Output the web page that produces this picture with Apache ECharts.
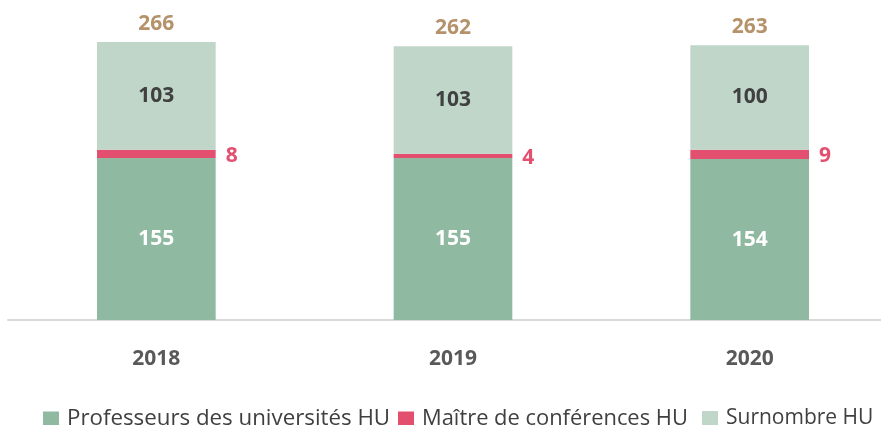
<!DOCTYPE html>
<html><head><meta charset="utf-8">
<script src="https://cdn.jsdelivr.net/npm/echarts@6/dist/echarts.min.js"></script>
<style>html,body{margin:0;padding:0;background:#fff;overflow:hidden}#c{width:898px;height:425px}</style>
</head><body><div id="c"></div>
<script>
const categories = ['2018', '2019', '2020'];
const professeurs = [155, 155, 154];
const maitres = [8, 4, 9];
const surnombre = [103, 103, 100];
const totals = [266, 262, 263];
const seriesNames = ['Professeurs des universités HU', 'Maître de conférences HU', 'Surnombre HU'];

const FONT = '"Open Sans", sans-serif';
const legendLefts = [43, 398, 702];
const legendSizes = [22.3, 21.9, 21];
const chart = echarts.init(document.getElementById('c'));
chart.setOption({
  animation: false,
  textStyle: { fontFamily: FONT },
  grid: { left: 8, right: 0, top: 6.5, height: 313.5, containLabel: false },
  xAxis: {
    type: 'category', data: categories,
    axisLine: { lineStyle: { color: '#d9d9d9', width: 2 } },
    axisTick: { show: false },
    axisLabel: { color: '#595959', fontWeight: 'bold', fontSize: 21, margin: 29, fontFamily: FONT }
  },
  yAxis: { type: 'value', min: 0, max: 300, show: false, splitLine: { show: false } },
  legend: seriesNames.map((n, i) => ({
    data: [n], top: 408, left: legendLefts[i], padding: 0, itemWidth: 16, itemHeight: 15,
    icon: 'rect', selectedMode: false,
    textStyle: { color: '#404040', fontSize: legendSizes[i], fontFamily: FONT, padding: [0, 0, 0, 3] }
  })),
  series: [
    { name: seriesNames[0], type: 'bar', stack: 't', data: professeurs, barWidth: '40%',
      itemStyle: { color: '#8fb9a0' },
      label: { show: true, position: 'inside', color: '#fff', fontWeight: 'bold', fontSize: 21, fontFamily: FONT } },
    { name: seriesNames[1], type: 'bar', stack: 't', data: maitres,
      itemStyle: { color: '#e24f6f' },
      label: { show: true, position: 'right', distance: 10, offset: [0, 2], color: '#e24f6f', fontWeight: 'bold', fontSize: 21, fontFamily: FONT } },
    { name: seriesNames[2], type: 'bar', stack: 't', data: surnombre,
      itemStyle: { color: '#bfd6c9' },
      label: { show: true, position: 'inside', color: '#404040', fontWeight: 'bold', fontSize: 21, fontFamily: FONT } },
    { name: 'Total', type: 'bar', stack: 't', data: totals.map(() => 0),
      itemStyle: { color: 'transparent' },
      label: { show: true, position: 'top', distance: 8, color: '#b5926a', fontWeight: 'bold', fontSize: 21, fontFamily: FONT,
        formatter: p => totals[p.dataIndex] } }
  ]
});
</script></body></html>
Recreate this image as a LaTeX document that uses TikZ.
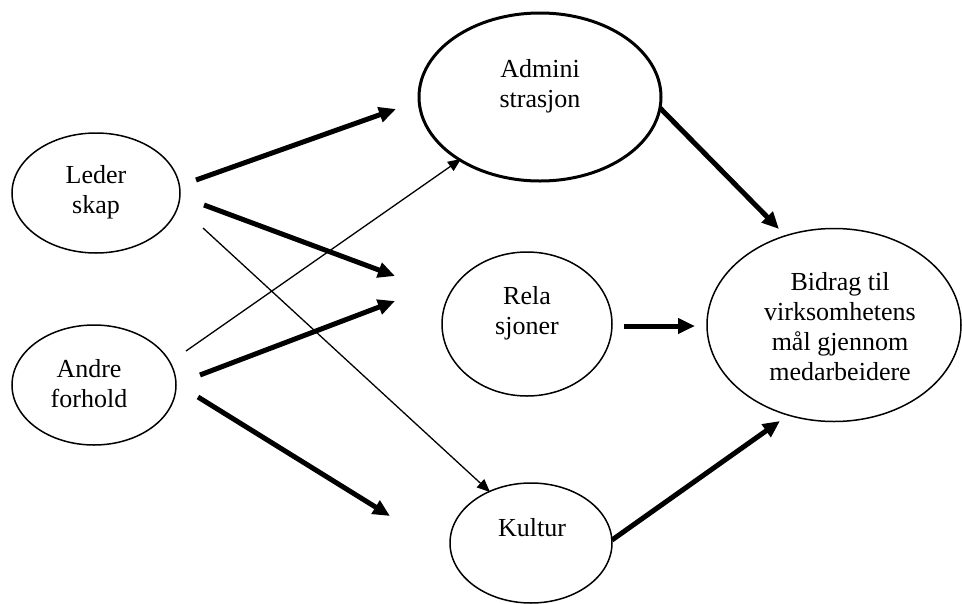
\documentclass[tikz,border=0pt]{standalone}
\usepackage{fontspec}
\setmainfont{Liberation Serif}
\usetikzlibrary{shapes.geometric,arrows.meta}
\begin{document}
\begin{tikzpicture}[x=1pt,y=-1pt,
  oval/.style={draw=black,ellipse,inner sep=0pt,line width=1.5pt},
  lbl/.style={align=center,inner sep=0pt,font=\fontsize{26}{30}\selectfont},
  bigarrow/.style={line width=5pt,-{Triangle[length=17pt,width=15pt]}},
  thinarrow/.style={line width=1.3pt,-{Triangle[length=13pt,width=11pt]}}]
\useasboundingbox (0,0) rectangle (962,603);
% ellipses
\node[oval,minimum width=168pt,minimum height=120pt] (led) at (96,193) {};
\node[oval,minimum width=164pt,minimum height=120pt] (and) at (94,385) {};
\node[oval,line width=3pt,minimum width=242pt,minimum height=168pt] (adm) at (540,97) {};
\node[oval,minimum width=170pt,minimum height=144pt] (rel) at (527,324) {};
\node[oval,minimum width=162pt,minimum height=120pt] (kul) at (531,543) {};
\node[oval,minimum width=254pt,minimum height=193pt] (bid) at (834,325) {};
% texts
\node[lbl] (ledT) at (96,192) {Leder\\skap};
\node[lbl] (andT) at (89,384) {Andre\\forhold};
\node[lbl] (admT) at (540,86) {Admini\\strasjon};
\node[lbl] (relT) at (527,313) {Rela\\sjoner};
\node[lbl] (kulT) at (532,528) {Kultur};
\node[lbl] (bidT) at (840,327) {Bidrag til\\virksomhetens\\mål gjennom\\medarbeidere};
% connector ends
\coordinate (s1) at (196,180); \coordinate (t1) at (396,109);
\coordinate (s2) at (204,205); \coordinate (t2) at (395,276);
\coordinate (s3) at (203,228); \coordinate (t3) at (490,492);
\coordinate (s4) at (186,351); \coordinate (t4) at (461,159);
\coordinate (s5) at (200,375); \coordinate (t5) at (395,301);
\coordinate (s6) at (198,397); \coordinate (t6) at (390,516);
\coordinate (s7) at (660,108); \coordinate (t7) at (779,229);
\coordinate (s8) at (624,326); \coordinate (t8) at (695,326);
\coordinate (s9) at (612,540); \coordinate (t9) at (780,421);
% connectors
\draw[bigarrow] (s1) -- (t1);
\draw[bigarrow] (s2) -- (t2);
\draw[thinarrow] (s3) -- (t3);
\draw[thinarrow] (s4) -- (t4);
\draw[bigarrow] (s5) -- (t5);
\draw[bigarrow] (s6) -- (t6);
\draw[bigarrow] (s7) -- (t7);
\draw[bigarrow] (s8) -- (t8);
\draw[bigarrow] (s9) -- (t9);
\end{tikzpicture}
\end{document}
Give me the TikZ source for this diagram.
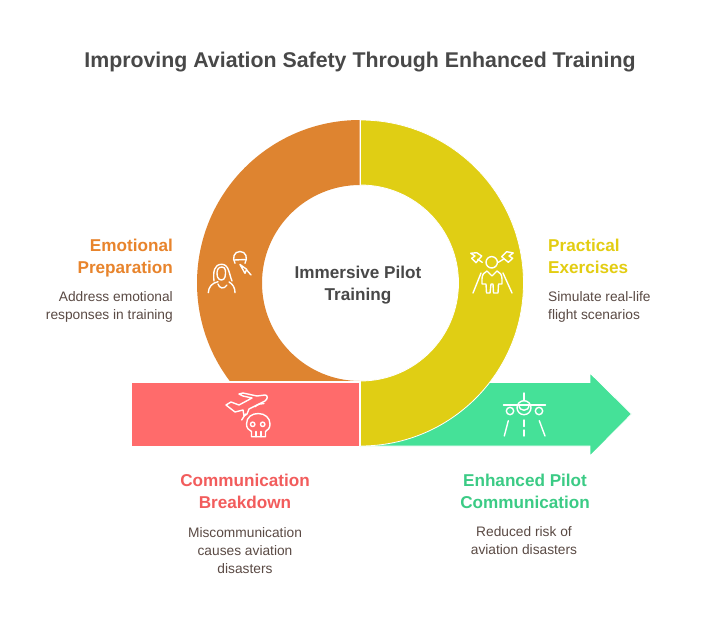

— Your instructions —
Quote every record above exactly, omitting any pictures they contain.

— Complete output —
Output the web page that produces this picture with Apache ECharts.
<!DOCTYPE html>
<html><head><meta charset="utf-8">
<script src="https://cdn.jsdelivr.net/npm/echarts@6/dist/echarts.min.js"></script>
<style>html,body{margin:0;padding:0;background:#fff;overflow:hidden}#c{width:898px;height:425px}</style>
</head><body><div id="c"></div>
<script>
const categories = ['2018', '2019', '2020'];
const professeurs = [155, 155, 154];
const maitres = [8, 4, 9];
const surnombre = [103, 103, 100];
const totals = [266, 262, 263];
const seriesNames = ['Professeurs des universités HU', 'Maître de conférences HU', 'Surnombre HU'];

const FONT = '"Open Sans", sans-serif';
const legendLefts = [43, 398, 702];
const legendSizes = [22.3, 21.9, 21];
const chart = echarts.init(document.getElementById('c'));
chart.setOption({
  animation: false,
  textStyle: { fontFamily: FONT },
  grid: { left: 8, right: 0, top: 6.5, height: 313.5, containLabel: false },
  xAxis: {
    type: 'category', data: categories,
    axisLine: { lineStyle: { color: '#d9d9d9', width: 2 } },
    axisTick: { show: false },
    axisLabel: { color: '#595959', fontWeight: 'bold', fontSize: 21, margin: 29, fontFamily: FONT }
  },
  yAxis: { type: 'value', min: 0, max: 300, show: false, splitLine: { show: false } },
  legend: seriesNames.map((n, i) => ({
    data: [n], top: 408, left: legendLefts[i], padding: 0, itemWidth: 16, itemHeight: 15,
    icon: 'rect', selectedMode: false,
    textStyle: { color: '#404040', fontSize: legendSizes[i], fontFamily: FONT, padding: [0, 0, 0, 3] }
  })),
  series: [
    { name: seriesNames[0], type: 'bar', stack: 't', data: professeurs, barWidth: '40%',
      itemStyle: { color: '#8fb9a0' },
      label: { show: true, position: 'inside', color: '#fff', fontWeight: 'bold', fontSize: 21, fontFamily: FONT } },
    { name: seriesNames[1], type: 'bar', stack: 't', data: maitres,
      itemStyle: { color: '#e24f6f' },
      label: { show: true, position: 'right', distance: 10, offset: [0, 2], color: '#e24f6f', fontWeight: 'bold', fontSize: 21, fontFamily: FONT } },
    { name: seriesNames[2], type: 'bar', stack: 't', data: surnombre,
      itemStyle: { color: '#bfd6c9' },
      label: { show: true, position: 'inside', color: '#404040', fontWeight: 'bold', fontSize: 21, fontFamily: FONT } },
    { name: 'Total', type: 'bar', stack: 't', data: totals.map(() => 0),
      itemStyle: { color: 'transparent' },
      label: { show: true, position: 'top', distance: 8, color: '#b5926a', fontWeight: 'bold', fontSize: 21, fontFamily: FONT,
        formatter: p => totals[p.dataIndex] } }
  ]
});
</script></body></html>
Recreate this image as a LaTeX document that uses TikZ.
\documentclass[tikz,border=0pt]{standalone}
\usepackage{fontspec}
\setmainfont{Liberation Serif}
\usetikzlibrary{shapes.geometric,arrows.meta}
\begin{document}
\begin{tikzpicture}[x=1pt,y=-1pt,
  oval/.style={draw=black,ellipse,inner sep=0pt,line width=1.5pt},
  lbl/.style={align=center,inner sep=0pt,font=\fontsize{26}{30}\selectfont},
  bigarrow/.style={line width=5pt,-{Triangle[length=17pt,width=15pt]}},
  thinarrow/.style={line width=1.3pt,-{Triangle[length=13pt,width=11pt]}}]
\useasboundingbox (0,0) rectangle (962,603);
% ellipses
\node[oval,minimum width=168pt,minimum height=120pt] (led) at (96,193) {};
\node[oval,minimum width=164pt,minimum height=120pt] (and) at (94,385) {};
\node[oval,line width=3pt,minimum width=242pt,minimum height=168pt] (adm) at (540,97) {};
\node[oval,minimum width=170pt,minimum height=144pt] (rel) at (527,324) {};
\node[oval,minimum width=162pt,minimum height=120pt] (kul) at (531,543) {};
\node[oval,minimum width=254pt,minimum height=193pt] (bid) at (834,325) {};
% texts
\node[lbl] (ledT) at (96,192) {Leder\\skap};
\node[lbl] (andT) at (89,384) {Andre\\forhold};
\node[lbl] (admT) at (540,86) {Admini\\strasjon};
\node[lbl] (relT) at (527,313) {Rela\\sjoner};
\node[lbl] (kulT) at (532,528) {Kultur};
\node[lbl] (bidT) at (840,327) {Bidrag til\\virksomhetens\\mål gjennom\\medarbeidere};
% connector ends
\coordinate (s1) at (196,180); \coordinate (t1) at (396,109);
\coordinate (s2) at (204,205); \coordinate (t2) at (395,276);
\coordinate (s3) at (203,228); \coordinate (t3) at (490,492);
\coordinate (s4) at (186,351); \coordinate (t4) at (461,159);
\coordinate (s5) at (200,375); \coordinate (t5) at (395,301);
\coordinate (s6) at (198,397); \coordinate (t6) at (390,516);
\coordinate (s7) at (660,108); \coordinate (t7) at (779,229);
\coordinate (s8) at (624,326); \coordinate (t8) at (695,326);
\coordinate (s9) at (612,540); \coordinate (t9) at (780,421);
% connectors
\draw[bigarrow] (s1) -- (t1);
\draw[bigarrow] (s2) -- (t2);
\draw[thinarrow] (s3) -- (t3);
\draw[thinarrow] (s4) -- (t4);
\draw[bigarrow] (s5) -- (t5);
\draw[bigarrow] (s6) -- (t6);
\draw[bigarrow] (s7) -- (t7);
\draw[bigarrow] (s8) -- (t8);
\draw[bigarrow] (s9) -- (t9);
\end{tikzpicture}
\end{document}
Give me the TikZ source for this diagram.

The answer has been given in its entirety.